There are many patients’ stories like this and these are a measure of the professional counselling and support given by the hospice.

 The founder of the modern hospice movement in this country Dame Cecily Saunders said that when she felt really useless one day she asked a young patient what else she could do to help him-his answer was simple-“care for me with your HEART as well as your HEAD,” was his reply. That just about sums up what this hospice tries to do in so many ways, on a day to day basis.

Now we find ourselves today not as you perhaps may think, at a new beginning, as if something innovative is just about to start for the very first time! We are just at a new point, in a new place, in the South Bucks Hospice’s never ending circle of Palliative Care. Butterfly House is simply a continuum of our specialist services that began all those years ago with Edie Pusey. We, more than ever, carry her lamp of caring for local patients and their families, working with many other organisations both locally and nationally.

Because we are now fortunate to have this beautiful purpose built facility means of course that a much needed expansion of all our services may be provided. Added to all the support previously given in Edie Pusey House, we already have added new opportunities for those who need them.

Staffs here have already received an amazing accolade from the International Journal of Palliative Nursing. Their award recognises the work of the hospice’s multidisciplinary team in setting up a service specifically for patients with brain tumours. This is a huge achievement and a prestigious award with much competition from many centres in the UK. Congratulations to them all!

On this new site, there will be an area especially dedicated to younger cancer patients with their specific needs.

There is a room dedicated to pastoral care, be that religious or secular.

A cafe for the public is in the pipeline-so, please tell your friends. This is your hospice too!

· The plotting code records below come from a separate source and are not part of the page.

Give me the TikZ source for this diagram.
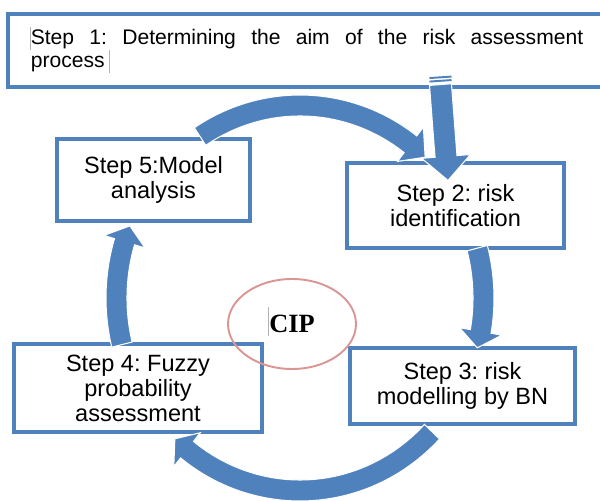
\documentclass[tikz,border=0pt]{standalone}
\usepackage{fontspec}
\setmainfont{Liberation Sans}
\newfontfamily\cipfont{Liberation Serif}
\usetikzlibrary{calc,shapes.geometric}
\definecolor{stepblue}{RGB}{79,129,189}
\definecolor{cippink}{RGB}{217,150,148}
\frenchspacing

% curved block arrow of the cycle: tail angle, head angle, tip angle
\newcommand{\cyclearrow}[3]{%
  \filldraw[blockarrow] ($(hub)+(#1:194 and 203)$)
    arc[start angle=#1, end angle=#2, x radius=194, y radius=203]
    -- ($(hub)+(#2:205 and 214)$) -- ($(hub)+(#3:183.5 and 192.5)$)
    -- ($(hub)+(#2:162 and 171)$) -- ($(hub)+(#2:173 and 182)$)
    arc[start angle=#2, end angle=#1, x radius=173, y radius=182] -- cycle;}

\begin{document}
\begin{tikzpicture}[x=0.02cm, y=0.02cm]
\tikzstyle{every node}=[font=\fontsize{13.4}{14.2}\selectfont]
\tikzstyle{stepbox}=[draw=stepblue, line width=1.8pt, fill=white, inner sep=0pt, align=center]
\tikzstyle{blockarrow}=[fill=stepblue, draw=white, line width=0.6pt]
\tikzstyle{stripe}=[draw=stepblue, line width=1.1pt]
\tikzstyle{cursorbar}=[draw=black!30, line width=0.4pt]
\useasboundingbox (0,0) rectangle (600,501);

\node[stepbox, minimum width=11.96cm, minimum height=1.46cm, text width=11.05cm, align=justify,
  font=\fontsize{12}{13.6}\selectfont] (s1) at (307,450.5)
  {Step 1: Determining the aim of the risk assessment\linebreak process};
\node[stepbox, minimum width=4.34cm, minimum height=1.7cm] (s2) at (455.5,295.5) {Step 2: risk\\identification};
\node[stepbox, minimum width=4.5cm, minimum height=1.52cm] (s3) at (462.5,115) {Step 3: risk\\modelling by BN};
\node[stepbox, minimum width=4.96cm, minimum height=1.76cm] (s4) at (138,113) {Step 4: Fuzzy\\probability\\assessment};
\node[stepbox, minimum width=3.86cm, minimum height=1.64cm] (s5) at (153.5,321) {Step 5:Model\\analysis};

\node[ellipse, draw=cippink, line width=1.1pt, minimum width=2.56cm, minimum height=1.8cm,
  font=\cipfont\bfseries\fontsize{15}{17}\selectfont] (cip) at (292,177) {CIP};

\draw[cursorbar] (30,474) -- (30,451);
\draw[cursorbar] (109,451) -- (109,428);
\draw[cursorbar] (268,194) -- (268,165);

% the cycle
\coordinate (hub) at (300,203);
\cyclearrow{123}{53}{47}
\cyclearrow{15}{-10}{-15}
\cyclearrow{-44}{-128}{-133}
\cyclearrow{194}{163}{158}

% step 1 into step 2
\coordinate (st) at ($(s1.south)+(133.5,4)$);
\coordinate (sp) at ($(s2.north)+(-7.5,-19)$);
\coordinate (sb) at ($(sp)+(-2,24)$);
\filldraw[blockarrow] ($(st)!0.22cm!-90:(sb)$) -- ($(sb)!0.22cm!90:(st)$) -- ($(sb)!0.49cm!90:(st)$)
  -- (sp) -- ($(sb)!0.49cm!-90:(st)$) -- ($(sb)!0.22cm!-90:(st)$) -- ($(st)!0.22cm!90:(sb)$) -- cycle;
\draw[stripe] ($(st)+(-11,3)$) -- ($(st)+(11,4.5)$);
\draw[stripe] ($(st)+(-11,6.5)$) -- ($(st)+(11,8)$);
\end{tikzpicture}
\end{document}
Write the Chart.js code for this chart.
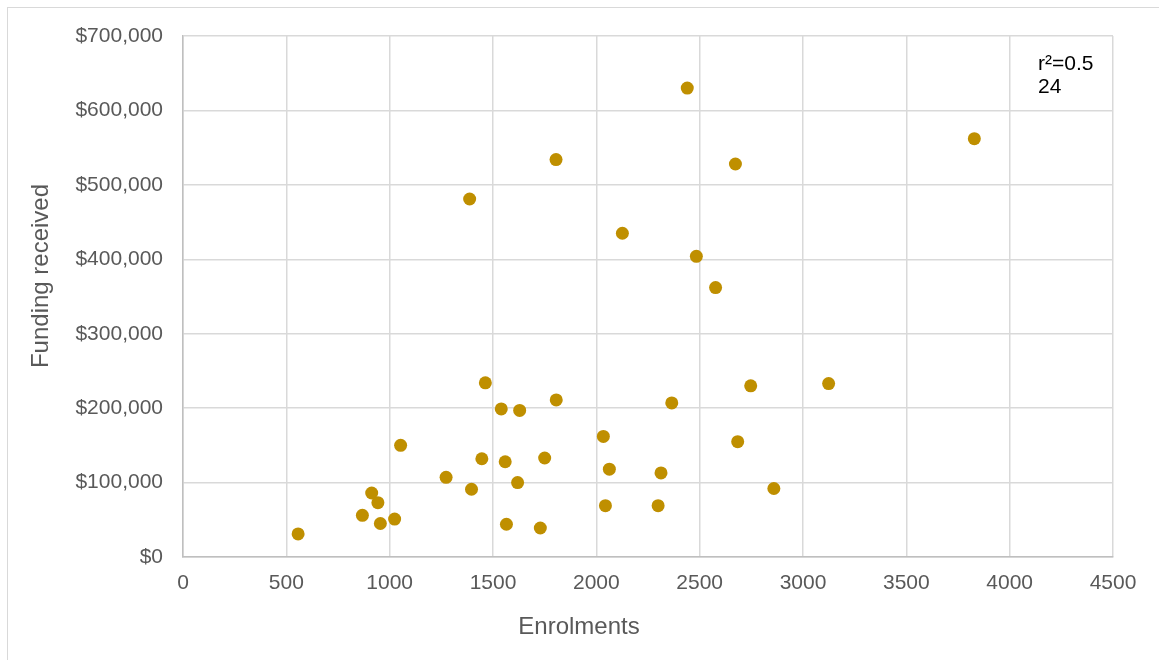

There is a hairdressing room and beauty treatments available to lift the spirits. There is an amazing bath that allows some of those patients with the greatest needs to access it!

Creative writing sessions will begin for patients, with opportunities to relax with poetry and prose Patients can spend time composing letters for family members and deciding what words they may want to put in a personalised memory box. These have, in the past, proved extremely comforting for patients, especially if they have children who are too young to understand the family situation at the time of illness. Perhaps these letters will never be opened until a special birthday or a marriage, but a parent can leave behind words of encouragement for their family to help them many years after they themselves have left this world. Of course, there are many things like this that we all would not want to contemplate. That is the work of the hospice and we hope to provide an environment of trust and confidentiality for our patients where no subject is taboo.

Martyn Lewis, the newscaster, who was for some time a hospice patron, said that he found hospices to be places of happiness and tears. I think this is a very accurate description. Of course, a diagnosis of a life threatening or life limiting illness can be devastating for both patient and family. Here, at Butterfly House, staff and volunteers, try to ease the pain in many ways. The hospice movement measures life not so much in “Quantity of Days “but in “Quality of Days.”

All these services do not however come without cost! Yearly, the hospice needs to raise a whopping £1.1m and they only receive 3% of funding from statutory sources. 

It is sad indeed that Edie Pusey is not alive today to see her dream continuing to come true but we, at the Hospice, will not forget her embryonic beginnings based only on determination and hope. We will each strive at Butterfly House to keep her dream alive and promote her ethos of Palliative Care, free at the point of delivery, for all who may need it.